We consider a salient sample of producers of “classical method” sparkling wines – so-called “bollicine” - from Franciacorta, a hilly area close to Brescia mostly renowned as the unique Italian “Champagne-like” region. Wines are selected to encompass different varieties concerning wine-makers styles, grapes mixtures, cuvèe, vintage years and fermentation processes. We ask a panel of wine-tasters - attending the professional course for sommelier qualification - to go through a blind-tasting experiment. First, each member of the panel is asked to describe the main aromatic characteristics of each wine. Then, is invited to suggest some classes of food and specific meals to accompany the wine for dinner. Finally, we elicit individual willingness to pay for each wine. The hypothesis we aim at testing are the following: a) the effective convergence to the same aromatic sensations across wine-tasters and its degree of robustness through subtle differences in wine typologies; b) whether convergence to the same selection of classes of food and meals is as clear as for the aromas or, rather, food-wine matching is more individual-specific and idiosyncratic; c) the existence of any bias toward specific types of food-wine matching, either in sense of classes of food (namely, shellfish rather than dessert) or in terms of regional provenience of the meals; d) the more significant aromatic and food-matching determinants of individual willingness to pay.




Explaining the Determinants of Price in Top European Restaurants
Frédéric Warzynski, Universidad Carlos III & Aarhus School of Business

This paper studies the determinants of prices charged by restaurants in an international context. Using an unique dataset of 710 restaurants in 16 countries and providing prices, experts' opinion as well as other characteristics such as the number of tables (capacity), the number of dishes offered (diversity) and the number of staff members, I study more particularly the country-specific relationship between price and perceived quality, as measured by experts' opinion. I find that prices are more sensitive to perceived quality in some countries, suggesting different consumers' tastes or different interpretations of quality. I investigate the relationship further by disaggregating experts' opinion according to the various sources. I also find that offering more variety leads to higher price (note: might be cost-related), employing more staff leads to higher prices (definitely cost related but could also mean better service) and having larger capacity leads to lower prices (demand less constrained).
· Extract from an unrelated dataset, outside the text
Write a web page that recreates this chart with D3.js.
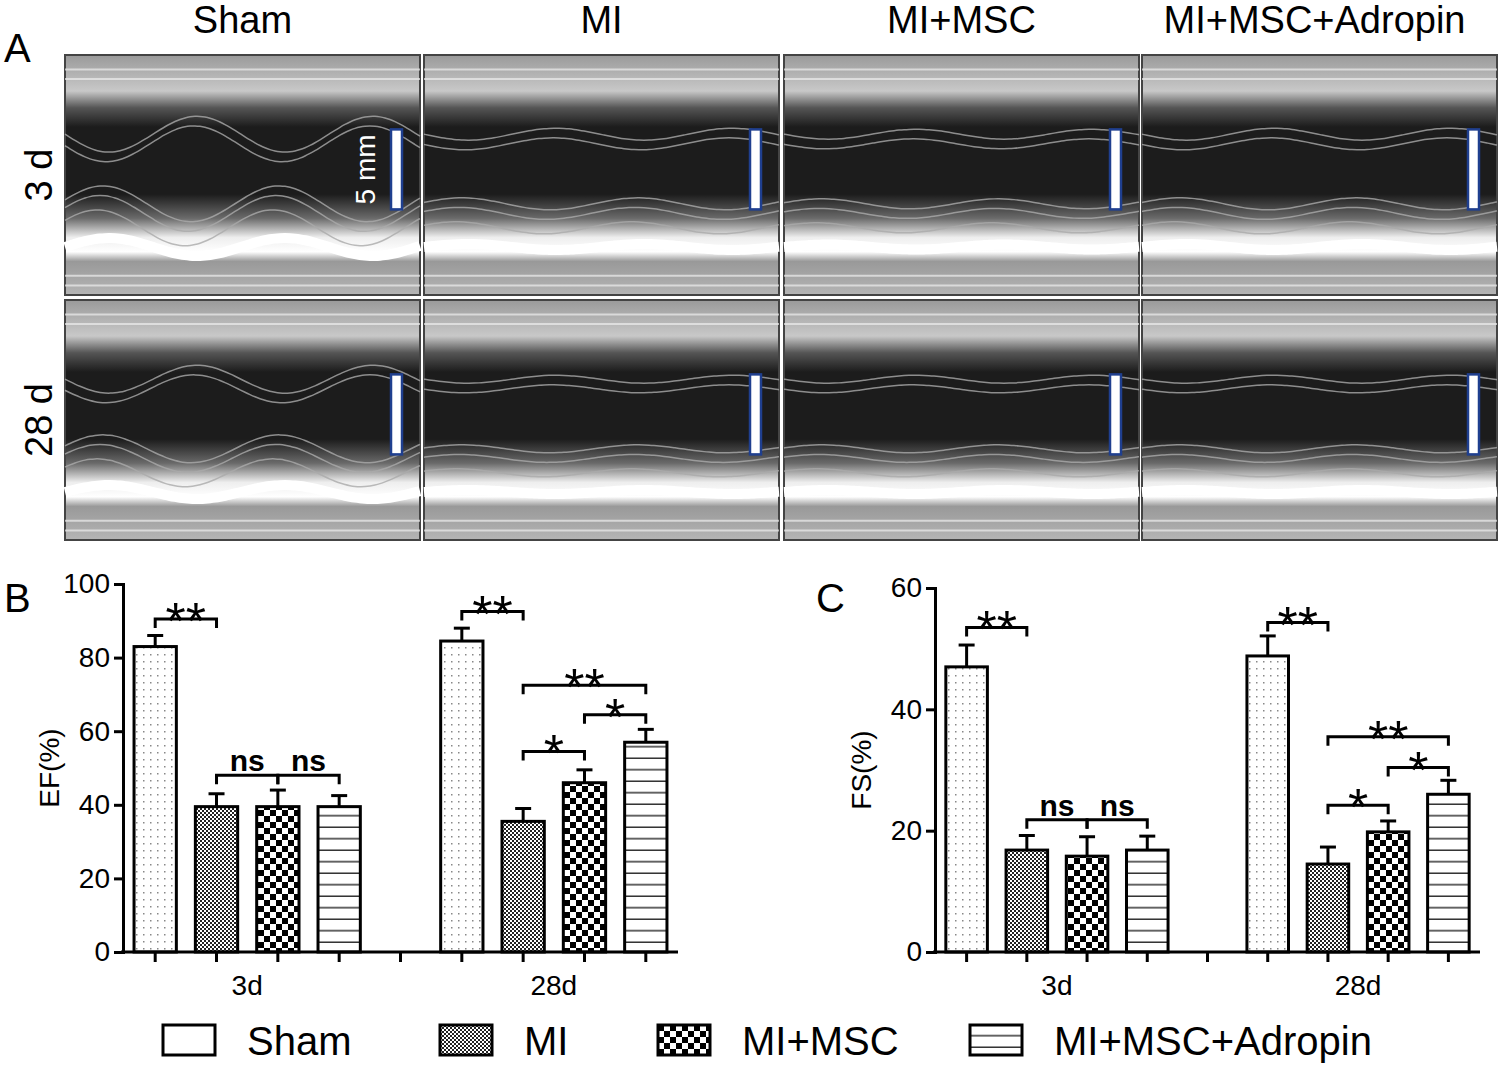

Quality evaluation by Experts and Consumers: Evidence from a Sample of New-York City Restaurants”
Olivier Gergaud, Université de Reims et Université de Paris 1, Karl Storchmann, Whitman College, Vincenzo Verardi, Université Libre de Bruxelles et Université de Namur

The existing literature on the economics of gastronomy has highlighted that expert ratings for cuisine (Michelin and Gault-Millau in particular) tend to induce substantial price increases. Most available studies for France have also found that part of this price premium is not even related to the quality of cuisine but is associated to non-artistic and costly components such as the venue. In the United-States, the evaluation system is very different since it mostly relies on consumers' opinions published either in popular newspapers (such as the New-York Times- dining and wine section) or in guides, such as Zagat Survey . Recently, the market for gastronomic evaluations has changed. On one hand, Zagat Survey has launched editions for several European cities (London, 1998 ; Paris, 2000 and some other major cities) and on the other hand, Michelin has decided to enter the US market by launching an edition for New York city in 2006 and for San Francisco in 2007. In this paper, we conduct an “intervention analysis” by studying the impact that the Michelin's evaluations had on prices charged by restaurants in the New-York city area as well as the effect they had on the way consumers evaluation or perceive the performance of cooks. To address this question, we use a dataset with information collected from several editions of the Zagat NYC (2005, 2006 and 2007) and the Red Guide Michelin (2006, 2007). The information available is vast and ranging from the ratings to the specificities of the restaurants.